→ **SET TASK**: Copy each line in the data that includes the word "this".

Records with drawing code
[START]

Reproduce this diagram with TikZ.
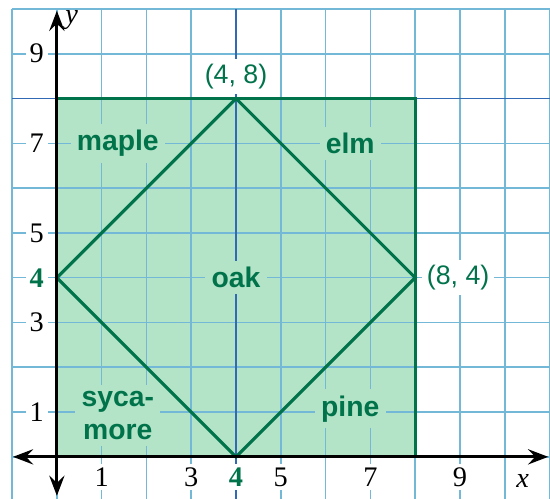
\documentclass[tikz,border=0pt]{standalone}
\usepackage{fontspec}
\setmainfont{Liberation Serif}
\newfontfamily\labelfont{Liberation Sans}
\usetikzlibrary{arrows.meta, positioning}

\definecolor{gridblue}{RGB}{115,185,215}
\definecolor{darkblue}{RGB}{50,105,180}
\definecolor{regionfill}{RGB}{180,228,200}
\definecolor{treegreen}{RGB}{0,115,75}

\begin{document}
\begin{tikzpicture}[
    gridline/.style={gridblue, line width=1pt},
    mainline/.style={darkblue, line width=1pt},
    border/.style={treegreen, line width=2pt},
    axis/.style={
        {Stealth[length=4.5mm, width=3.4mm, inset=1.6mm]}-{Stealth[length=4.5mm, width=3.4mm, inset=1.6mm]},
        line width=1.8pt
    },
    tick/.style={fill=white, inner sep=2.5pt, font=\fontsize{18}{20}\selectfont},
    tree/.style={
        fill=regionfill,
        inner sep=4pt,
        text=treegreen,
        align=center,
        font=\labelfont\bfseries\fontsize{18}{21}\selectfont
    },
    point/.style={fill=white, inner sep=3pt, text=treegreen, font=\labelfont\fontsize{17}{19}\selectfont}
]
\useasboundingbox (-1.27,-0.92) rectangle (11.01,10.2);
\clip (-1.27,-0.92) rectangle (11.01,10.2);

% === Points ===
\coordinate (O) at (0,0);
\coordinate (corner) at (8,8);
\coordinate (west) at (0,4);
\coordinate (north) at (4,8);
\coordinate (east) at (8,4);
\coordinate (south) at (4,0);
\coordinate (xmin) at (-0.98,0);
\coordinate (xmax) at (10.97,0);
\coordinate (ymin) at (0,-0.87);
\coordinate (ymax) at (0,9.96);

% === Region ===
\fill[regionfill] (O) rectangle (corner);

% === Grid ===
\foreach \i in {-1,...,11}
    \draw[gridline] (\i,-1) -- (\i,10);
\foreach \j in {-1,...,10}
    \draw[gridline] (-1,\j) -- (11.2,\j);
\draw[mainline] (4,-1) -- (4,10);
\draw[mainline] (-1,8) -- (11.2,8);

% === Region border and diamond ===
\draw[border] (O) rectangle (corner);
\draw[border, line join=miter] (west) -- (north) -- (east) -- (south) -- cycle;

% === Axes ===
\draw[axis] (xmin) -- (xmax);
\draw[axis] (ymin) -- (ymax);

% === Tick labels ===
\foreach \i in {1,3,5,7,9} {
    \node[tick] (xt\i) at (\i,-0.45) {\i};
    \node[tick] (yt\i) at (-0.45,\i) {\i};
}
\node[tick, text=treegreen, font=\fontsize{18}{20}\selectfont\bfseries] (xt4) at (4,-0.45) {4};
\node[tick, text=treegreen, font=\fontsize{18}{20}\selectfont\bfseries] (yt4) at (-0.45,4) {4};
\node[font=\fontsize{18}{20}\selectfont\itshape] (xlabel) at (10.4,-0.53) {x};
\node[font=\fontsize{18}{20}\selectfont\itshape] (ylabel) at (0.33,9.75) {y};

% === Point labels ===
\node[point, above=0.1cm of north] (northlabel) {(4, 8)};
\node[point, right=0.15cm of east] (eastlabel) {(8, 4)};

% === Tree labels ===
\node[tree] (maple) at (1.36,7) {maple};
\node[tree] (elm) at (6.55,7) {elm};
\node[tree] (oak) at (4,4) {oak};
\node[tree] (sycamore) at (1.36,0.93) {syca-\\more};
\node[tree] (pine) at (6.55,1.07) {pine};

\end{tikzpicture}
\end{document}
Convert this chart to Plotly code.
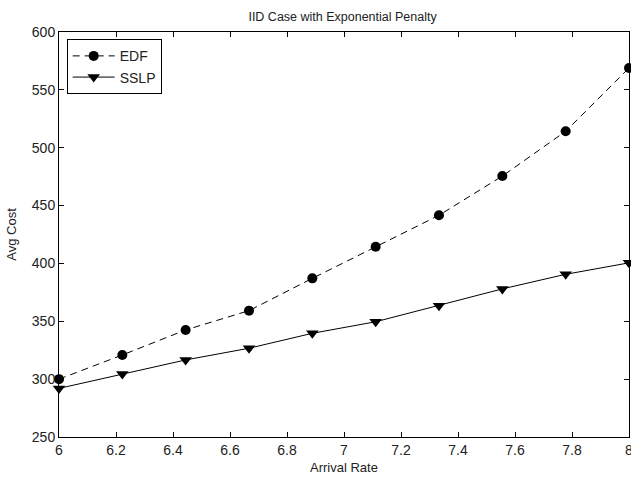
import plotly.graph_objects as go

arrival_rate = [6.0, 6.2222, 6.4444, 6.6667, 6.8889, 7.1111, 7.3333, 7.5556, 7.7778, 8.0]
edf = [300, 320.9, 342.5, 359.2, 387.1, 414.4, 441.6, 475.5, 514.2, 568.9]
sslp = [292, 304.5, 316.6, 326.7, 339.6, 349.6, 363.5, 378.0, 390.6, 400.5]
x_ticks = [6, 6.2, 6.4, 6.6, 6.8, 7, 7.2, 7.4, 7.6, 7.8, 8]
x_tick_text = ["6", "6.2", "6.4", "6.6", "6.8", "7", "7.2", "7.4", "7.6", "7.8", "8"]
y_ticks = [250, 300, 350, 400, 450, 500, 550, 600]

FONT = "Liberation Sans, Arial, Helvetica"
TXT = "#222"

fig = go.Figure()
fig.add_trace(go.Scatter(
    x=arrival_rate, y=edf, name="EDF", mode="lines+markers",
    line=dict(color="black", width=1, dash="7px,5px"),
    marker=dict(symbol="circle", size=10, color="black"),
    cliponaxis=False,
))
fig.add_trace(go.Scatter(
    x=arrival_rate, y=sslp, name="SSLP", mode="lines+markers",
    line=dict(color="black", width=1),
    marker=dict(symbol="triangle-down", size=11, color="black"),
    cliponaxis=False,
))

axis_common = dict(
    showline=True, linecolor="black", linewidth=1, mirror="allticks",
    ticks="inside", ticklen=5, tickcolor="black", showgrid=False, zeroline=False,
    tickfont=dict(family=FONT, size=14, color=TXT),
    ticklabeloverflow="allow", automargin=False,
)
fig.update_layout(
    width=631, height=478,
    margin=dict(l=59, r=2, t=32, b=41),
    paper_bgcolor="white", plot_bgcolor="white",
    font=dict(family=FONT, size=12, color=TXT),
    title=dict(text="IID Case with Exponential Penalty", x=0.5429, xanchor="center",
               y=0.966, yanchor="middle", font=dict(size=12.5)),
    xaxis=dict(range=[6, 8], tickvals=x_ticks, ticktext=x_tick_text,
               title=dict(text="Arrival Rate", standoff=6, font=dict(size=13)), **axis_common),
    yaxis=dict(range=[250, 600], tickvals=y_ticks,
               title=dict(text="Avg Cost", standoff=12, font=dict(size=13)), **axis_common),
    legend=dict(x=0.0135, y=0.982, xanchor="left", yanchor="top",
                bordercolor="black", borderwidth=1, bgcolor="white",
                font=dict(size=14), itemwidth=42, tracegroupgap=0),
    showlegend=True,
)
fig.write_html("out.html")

[END]

→ **WRITTEN SOLUTION**:
Reproduce this diagram with TikZ.
Convert this chart to Plotly code.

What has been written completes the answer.